Lift every line from the entries that includes the word "Clone".

*TASK DATA*.
- - -
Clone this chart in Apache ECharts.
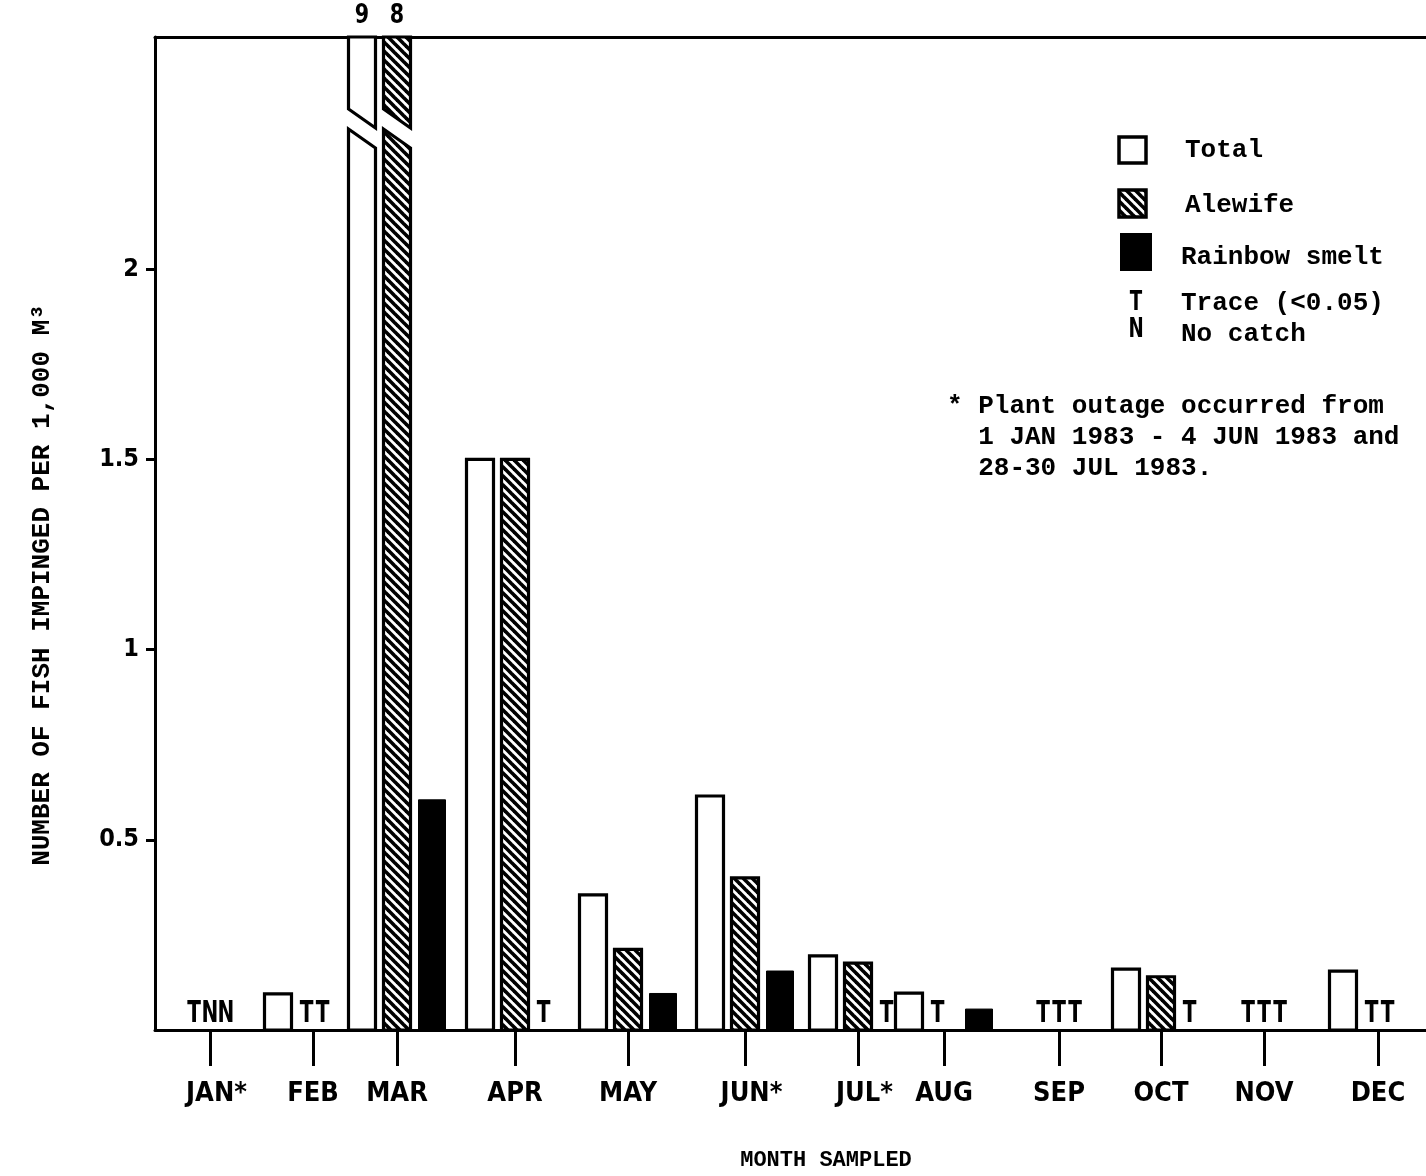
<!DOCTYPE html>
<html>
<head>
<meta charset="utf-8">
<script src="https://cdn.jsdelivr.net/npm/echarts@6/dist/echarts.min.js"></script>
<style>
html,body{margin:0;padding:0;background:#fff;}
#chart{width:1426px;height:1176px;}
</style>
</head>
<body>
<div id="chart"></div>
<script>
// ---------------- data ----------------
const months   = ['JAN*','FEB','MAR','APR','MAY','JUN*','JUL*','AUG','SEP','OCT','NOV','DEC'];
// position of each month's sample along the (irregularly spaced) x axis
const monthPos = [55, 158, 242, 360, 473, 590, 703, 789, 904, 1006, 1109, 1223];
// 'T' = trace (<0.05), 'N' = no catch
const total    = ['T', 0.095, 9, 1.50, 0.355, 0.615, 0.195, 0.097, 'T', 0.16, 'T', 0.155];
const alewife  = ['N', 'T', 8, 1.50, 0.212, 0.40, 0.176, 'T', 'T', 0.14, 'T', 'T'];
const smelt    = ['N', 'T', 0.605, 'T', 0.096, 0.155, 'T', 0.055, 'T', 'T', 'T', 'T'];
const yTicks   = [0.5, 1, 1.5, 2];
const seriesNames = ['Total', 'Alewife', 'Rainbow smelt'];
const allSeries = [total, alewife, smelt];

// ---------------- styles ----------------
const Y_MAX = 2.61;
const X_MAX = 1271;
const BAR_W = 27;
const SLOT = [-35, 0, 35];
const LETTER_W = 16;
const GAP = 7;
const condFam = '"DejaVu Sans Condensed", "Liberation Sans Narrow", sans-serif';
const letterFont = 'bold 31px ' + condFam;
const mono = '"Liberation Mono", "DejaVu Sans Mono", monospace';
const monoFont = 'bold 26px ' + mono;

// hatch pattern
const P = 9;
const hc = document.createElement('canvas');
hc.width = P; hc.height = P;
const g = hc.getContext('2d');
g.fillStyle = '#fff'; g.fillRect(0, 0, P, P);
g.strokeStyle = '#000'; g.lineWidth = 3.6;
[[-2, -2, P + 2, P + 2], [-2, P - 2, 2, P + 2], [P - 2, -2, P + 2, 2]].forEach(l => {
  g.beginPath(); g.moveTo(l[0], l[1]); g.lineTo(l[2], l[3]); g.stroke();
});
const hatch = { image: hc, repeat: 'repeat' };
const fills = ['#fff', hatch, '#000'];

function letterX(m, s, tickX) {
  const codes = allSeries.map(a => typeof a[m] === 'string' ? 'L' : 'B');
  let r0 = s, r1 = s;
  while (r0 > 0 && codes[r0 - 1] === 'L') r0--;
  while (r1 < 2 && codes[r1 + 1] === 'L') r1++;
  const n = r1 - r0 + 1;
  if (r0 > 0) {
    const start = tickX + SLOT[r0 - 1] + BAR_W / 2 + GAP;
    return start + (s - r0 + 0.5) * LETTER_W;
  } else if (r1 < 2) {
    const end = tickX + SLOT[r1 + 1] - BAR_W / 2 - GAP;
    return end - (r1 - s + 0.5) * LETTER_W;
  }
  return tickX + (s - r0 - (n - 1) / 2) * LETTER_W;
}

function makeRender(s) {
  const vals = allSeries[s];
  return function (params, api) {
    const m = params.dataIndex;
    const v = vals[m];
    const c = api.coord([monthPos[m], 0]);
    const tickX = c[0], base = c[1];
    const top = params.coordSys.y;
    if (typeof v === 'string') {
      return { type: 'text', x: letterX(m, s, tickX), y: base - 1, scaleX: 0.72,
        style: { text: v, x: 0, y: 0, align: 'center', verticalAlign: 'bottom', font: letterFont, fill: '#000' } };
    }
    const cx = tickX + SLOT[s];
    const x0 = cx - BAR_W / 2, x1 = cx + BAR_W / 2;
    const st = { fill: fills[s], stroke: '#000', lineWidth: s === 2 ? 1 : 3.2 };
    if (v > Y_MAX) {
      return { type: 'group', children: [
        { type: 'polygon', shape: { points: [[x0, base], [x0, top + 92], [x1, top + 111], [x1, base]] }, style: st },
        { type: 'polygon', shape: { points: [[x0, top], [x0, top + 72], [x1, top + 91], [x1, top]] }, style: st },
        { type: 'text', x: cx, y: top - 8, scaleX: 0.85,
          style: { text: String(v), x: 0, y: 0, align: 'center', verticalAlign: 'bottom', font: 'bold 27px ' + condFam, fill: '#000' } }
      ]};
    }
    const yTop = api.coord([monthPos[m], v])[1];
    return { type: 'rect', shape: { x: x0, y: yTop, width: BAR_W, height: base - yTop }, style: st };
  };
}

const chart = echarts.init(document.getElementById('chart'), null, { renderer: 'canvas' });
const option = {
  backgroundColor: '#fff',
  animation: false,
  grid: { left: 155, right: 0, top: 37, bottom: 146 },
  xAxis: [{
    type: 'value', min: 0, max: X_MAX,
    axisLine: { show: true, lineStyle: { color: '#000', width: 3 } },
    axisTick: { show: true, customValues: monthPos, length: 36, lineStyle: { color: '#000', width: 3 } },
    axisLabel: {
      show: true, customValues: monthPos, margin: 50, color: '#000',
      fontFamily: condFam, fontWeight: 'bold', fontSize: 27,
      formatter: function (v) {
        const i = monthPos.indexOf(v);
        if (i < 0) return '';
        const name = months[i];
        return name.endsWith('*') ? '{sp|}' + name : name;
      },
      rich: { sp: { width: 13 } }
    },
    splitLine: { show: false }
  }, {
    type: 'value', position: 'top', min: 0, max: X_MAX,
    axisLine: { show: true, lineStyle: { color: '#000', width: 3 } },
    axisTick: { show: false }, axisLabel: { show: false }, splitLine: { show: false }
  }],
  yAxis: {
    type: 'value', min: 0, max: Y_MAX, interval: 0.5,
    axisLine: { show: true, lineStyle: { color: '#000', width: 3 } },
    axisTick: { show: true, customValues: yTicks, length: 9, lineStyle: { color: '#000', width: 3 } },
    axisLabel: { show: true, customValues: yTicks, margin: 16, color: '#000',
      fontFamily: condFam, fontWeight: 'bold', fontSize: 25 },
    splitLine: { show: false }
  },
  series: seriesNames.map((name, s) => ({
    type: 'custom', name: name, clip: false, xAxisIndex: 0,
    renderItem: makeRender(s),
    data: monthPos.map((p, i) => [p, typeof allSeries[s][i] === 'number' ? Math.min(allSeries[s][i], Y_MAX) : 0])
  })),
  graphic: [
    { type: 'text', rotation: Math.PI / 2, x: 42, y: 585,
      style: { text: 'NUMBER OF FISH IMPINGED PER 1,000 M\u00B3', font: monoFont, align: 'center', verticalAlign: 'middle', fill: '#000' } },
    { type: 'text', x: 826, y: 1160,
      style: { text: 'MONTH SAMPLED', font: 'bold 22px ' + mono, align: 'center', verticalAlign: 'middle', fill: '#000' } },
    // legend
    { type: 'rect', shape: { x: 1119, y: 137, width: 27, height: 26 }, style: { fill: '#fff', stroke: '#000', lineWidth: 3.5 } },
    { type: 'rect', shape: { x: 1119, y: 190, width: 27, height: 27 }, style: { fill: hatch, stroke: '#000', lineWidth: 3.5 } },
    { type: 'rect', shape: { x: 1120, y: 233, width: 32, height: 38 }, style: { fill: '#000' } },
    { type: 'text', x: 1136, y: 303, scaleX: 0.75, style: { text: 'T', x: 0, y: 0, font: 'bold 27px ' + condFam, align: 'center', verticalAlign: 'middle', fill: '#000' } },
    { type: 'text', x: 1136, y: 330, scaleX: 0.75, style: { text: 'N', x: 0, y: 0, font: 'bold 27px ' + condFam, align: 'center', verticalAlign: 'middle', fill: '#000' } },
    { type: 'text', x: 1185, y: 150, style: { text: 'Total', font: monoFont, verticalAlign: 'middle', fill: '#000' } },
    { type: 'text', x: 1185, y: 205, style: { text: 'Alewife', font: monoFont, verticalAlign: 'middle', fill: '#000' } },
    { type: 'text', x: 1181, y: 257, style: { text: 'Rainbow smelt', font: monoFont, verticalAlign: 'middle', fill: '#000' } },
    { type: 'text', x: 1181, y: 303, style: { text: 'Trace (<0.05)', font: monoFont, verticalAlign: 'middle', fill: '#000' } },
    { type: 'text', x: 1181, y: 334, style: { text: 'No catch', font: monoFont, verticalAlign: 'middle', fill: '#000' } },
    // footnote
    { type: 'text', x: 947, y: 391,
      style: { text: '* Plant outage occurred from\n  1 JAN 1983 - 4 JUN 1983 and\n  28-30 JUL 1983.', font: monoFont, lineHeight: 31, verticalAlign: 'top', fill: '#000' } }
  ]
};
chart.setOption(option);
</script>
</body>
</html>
- - -
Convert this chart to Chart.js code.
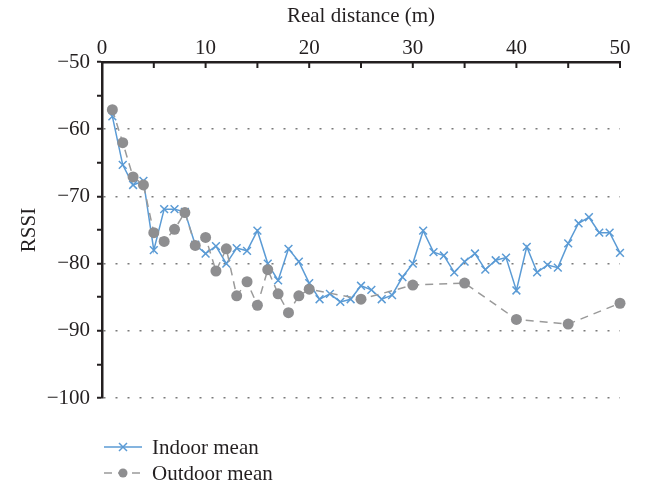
- - -
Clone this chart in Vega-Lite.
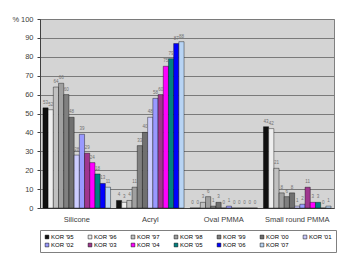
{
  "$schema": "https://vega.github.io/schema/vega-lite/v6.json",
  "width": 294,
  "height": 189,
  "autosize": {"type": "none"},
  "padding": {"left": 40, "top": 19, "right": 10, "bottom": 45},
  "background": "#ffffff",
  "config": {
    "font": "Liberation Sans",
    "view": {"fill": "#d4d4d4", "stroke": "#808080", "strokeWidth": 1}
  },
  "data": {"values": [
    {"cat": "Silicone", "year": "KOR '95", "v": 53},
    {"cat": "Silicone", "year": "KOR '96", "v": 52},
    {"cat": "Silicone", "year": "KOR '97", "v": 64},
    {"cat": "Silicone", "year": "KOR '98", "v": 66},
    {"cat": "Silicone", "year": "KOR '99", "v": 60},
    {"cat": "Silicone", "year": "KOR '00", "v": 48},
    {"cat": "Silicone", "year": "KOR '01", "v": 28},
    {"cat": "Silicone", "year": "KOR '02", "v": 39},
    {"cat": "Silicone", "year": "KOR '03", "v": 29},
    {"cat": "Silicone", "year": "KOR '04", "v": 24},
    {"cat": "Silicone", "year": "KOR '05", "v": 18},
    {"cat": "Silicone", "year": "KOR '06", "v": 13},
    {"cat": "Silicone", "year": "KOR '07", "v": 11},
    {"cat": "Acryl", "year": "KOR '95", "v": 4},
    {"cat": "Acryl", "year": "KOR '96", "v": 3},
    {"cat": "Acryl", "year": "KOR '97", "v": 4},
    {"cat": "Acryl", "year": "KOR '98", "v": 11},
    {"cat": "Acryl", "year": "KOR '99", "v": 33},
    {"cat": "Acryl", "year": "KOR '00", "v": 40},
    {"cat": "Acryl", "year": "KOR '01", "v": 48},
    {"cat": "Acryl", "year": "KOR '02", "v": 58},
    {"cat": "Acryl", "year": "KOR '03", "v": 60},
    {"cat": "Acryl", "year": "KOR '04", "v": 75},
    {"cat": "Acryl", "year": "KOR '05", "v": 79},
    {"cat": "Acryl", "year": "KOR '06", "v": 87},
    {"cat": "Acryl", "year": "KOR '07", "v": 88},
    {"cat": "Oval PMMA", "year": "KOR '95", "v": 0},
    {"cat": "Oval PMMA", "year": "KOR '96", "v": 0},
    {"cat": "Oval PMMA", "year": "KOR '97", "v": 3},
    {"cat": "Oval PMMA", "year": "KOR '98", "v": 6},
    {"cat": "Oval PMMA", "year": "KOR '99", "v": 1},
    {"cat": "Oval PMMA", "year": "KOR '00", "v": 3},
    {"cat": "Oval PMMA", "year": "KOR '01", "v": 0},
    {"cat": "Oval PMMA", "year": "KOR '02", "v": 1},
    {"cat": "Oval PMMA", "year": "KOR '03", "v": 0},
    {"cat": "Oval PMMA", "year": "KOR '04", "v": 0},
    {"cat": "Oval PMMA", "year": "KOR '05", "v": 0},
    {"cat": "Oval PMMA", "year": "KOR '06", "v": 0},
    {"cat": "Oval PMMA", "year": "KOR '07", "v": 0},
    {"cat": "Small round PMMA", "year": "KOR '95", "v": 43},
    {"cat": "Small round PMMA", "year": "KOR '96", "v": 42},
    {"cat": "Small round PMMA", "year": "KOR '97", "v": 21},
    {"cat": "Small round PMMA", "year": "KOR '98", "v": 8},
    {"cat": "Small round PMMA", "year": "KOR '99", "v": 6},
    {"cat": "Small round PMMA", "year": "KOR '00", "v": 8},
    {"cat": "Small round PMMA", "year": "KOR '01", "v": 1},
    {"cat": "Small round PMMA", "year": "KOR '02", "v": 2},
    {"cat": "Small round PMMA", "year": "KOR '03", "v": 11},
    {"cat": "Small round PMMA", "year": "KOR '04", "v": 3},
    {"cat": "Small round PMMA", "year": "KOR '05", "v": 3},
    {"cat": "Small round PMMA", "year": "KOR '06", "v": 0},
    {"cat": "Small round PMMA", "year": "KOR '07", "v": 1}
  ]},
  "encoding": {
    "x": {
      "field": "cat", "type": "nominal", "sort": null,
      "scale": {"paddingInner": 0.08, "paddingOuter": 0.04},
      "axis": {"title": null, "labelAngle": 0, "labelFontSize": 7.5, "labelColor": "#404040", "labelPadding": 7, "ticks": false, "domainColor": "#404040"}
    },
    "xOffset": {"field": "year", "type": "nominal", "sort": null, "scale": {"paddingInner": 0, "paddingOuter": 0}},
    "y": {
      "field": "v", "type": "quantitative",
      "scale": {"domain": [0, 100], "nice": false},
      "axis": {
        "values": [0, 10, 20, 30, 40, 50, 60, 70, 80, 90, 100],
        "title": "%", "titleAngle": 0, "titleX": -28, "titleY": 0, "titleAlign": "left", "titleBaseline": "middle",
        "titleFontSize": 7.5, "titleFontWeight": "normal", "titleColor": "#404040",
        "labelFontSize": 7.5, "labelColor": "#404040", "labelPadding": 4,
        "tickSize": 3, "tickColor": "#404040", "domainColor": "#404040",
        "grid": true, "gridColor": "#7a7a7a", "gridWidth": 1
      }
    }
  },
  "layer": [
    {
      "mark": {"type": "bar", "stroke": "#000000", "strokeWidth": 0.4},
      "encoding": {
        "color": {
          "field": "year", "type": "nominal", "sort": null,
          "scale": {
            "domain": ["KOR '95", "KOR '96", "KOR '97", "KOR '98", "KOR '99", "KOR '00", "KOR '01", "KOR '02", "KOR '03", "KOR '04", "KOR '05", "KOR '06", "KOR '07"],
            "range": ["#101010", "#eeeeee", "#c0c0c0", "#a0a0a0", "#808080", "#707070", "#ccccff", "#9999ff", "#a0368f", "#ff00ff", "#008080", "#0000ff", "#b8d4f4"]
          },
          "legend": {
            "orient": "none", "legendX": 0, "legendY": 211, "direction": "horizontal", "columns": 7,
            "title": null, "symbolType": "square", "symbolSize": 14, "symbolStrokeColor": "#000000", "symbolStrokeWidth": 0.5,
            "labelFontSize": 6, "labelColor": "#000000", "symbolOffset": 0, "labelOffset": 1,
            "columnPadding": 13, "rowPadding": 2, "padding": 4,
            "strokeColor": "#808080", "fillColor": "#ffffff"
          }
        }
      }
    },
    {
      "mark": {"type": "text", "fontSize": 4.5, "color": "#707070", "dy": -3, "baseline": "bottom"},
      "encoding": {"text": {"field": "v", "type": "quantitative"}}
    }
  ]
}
- - -
*RESPONSE*.
Clone this chart in Apache ECharts.
Clone this chart in Vega-Lite.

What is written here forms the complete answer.